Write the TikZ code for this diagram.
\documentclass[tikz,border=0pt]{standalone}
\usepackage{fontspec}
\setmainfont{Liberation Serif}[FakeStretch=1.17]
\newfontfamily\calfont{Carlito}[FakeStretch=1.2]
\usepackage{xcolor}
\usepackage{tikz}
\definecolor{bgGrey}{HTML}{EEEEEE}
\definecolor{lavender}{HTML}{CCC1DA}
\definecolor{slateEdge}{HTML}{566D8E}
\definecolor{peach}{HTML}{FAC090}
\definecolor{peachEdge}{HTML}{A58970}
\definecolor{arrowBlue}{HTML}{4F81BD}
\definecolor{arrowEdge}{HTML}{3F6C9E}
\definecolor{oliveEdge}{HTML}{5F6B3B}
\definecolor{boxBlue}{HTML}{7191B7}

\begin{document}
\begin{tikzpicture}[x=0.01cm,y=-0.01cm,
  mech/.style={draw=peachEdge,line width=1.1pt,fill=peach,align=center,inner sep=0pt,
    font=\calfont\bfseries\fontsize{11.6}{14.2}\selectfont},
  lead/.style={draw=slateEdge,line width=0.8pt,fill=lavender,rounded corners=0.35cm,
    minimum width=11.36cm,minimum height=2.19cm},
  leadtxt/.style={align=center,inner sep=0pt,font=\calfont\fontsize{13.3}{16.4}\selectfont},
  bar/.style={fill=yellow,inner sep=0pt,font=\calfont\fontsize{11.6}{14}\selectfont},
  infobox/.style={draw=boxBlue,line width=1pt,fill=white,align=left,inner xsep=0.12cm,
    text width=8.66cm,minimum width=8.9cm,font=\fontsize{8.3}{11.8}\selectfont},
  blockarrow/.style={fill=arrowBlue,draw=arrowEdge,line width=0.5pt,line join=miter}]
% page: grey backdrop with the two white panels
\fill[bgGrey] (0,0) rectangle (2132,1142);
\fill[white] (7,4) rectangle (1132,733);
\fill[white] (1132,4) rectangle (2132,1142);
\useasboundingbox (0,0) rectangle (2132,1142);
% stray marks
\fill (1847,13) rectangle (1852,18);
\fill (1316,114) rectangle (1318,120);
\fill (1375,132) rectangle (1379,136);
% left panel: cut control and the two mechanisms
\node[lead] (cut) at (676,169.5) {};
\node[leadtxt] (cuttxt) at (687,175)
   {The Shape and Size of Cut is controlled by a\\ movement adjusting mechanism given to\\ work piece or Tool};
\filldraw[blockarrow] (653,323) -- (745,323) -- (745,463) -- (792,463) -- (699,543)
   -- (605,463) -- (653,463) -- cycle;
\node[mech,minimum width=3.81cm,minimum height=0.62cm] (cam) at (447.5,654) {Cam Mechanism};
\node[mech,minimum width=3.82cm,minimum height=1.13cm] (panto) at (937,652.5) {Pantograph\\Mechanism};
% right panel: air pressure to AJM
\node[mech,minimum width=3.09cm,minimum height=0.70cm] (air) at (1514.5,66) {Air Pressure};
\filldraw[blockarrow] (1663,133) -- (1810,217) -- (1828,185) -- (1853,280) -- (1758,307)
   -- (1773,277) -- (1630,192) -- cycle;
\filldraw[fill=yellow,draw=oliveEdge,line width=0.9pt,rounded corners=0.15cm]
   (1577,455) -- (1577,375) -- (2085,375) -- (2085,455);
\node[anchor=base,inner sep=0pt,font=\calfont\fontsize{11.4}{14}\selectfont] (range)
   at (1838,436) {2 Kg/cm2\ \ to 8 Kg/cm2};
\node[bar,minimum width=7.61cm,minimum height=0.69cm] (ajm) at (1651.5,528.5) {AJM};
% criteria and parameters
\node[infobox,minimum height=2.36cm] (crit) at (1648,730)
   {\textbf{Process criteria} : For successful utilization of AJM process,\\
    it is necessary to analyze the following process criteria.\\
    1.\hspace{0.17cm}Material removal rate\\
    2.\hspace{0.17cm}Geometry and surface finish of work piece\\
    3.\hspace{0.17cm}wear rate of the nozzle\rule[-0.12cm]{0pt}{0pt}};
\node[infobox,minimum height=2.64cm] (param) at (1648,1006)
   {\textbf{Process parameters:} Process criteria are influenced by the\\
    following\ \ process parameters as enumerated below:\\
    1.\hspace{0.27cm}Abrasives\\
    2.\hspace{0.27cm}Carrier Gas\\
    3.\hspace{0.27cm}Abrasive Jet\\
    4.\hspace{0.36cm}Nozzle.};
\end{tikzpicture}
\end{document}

■ ■ ■ ■ ■

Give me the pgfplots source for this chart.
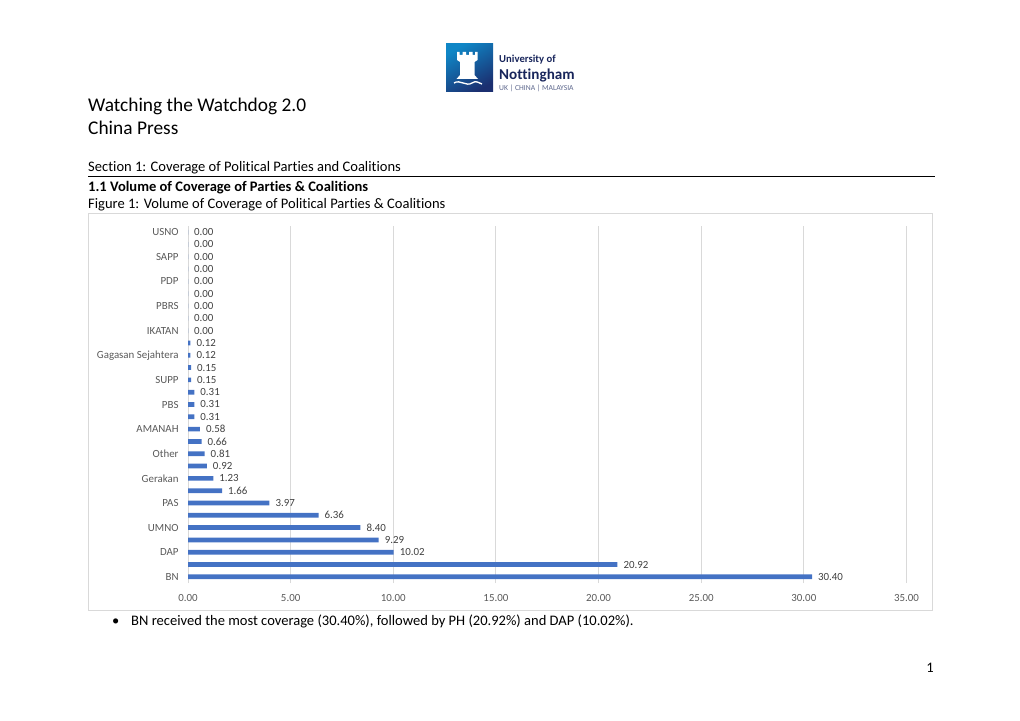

■ ■ ■ ■ ■

**THE TASK:** Only the number is wanted: how many lines of the material contain the word "this"?

**CORRECT RESULT:** 2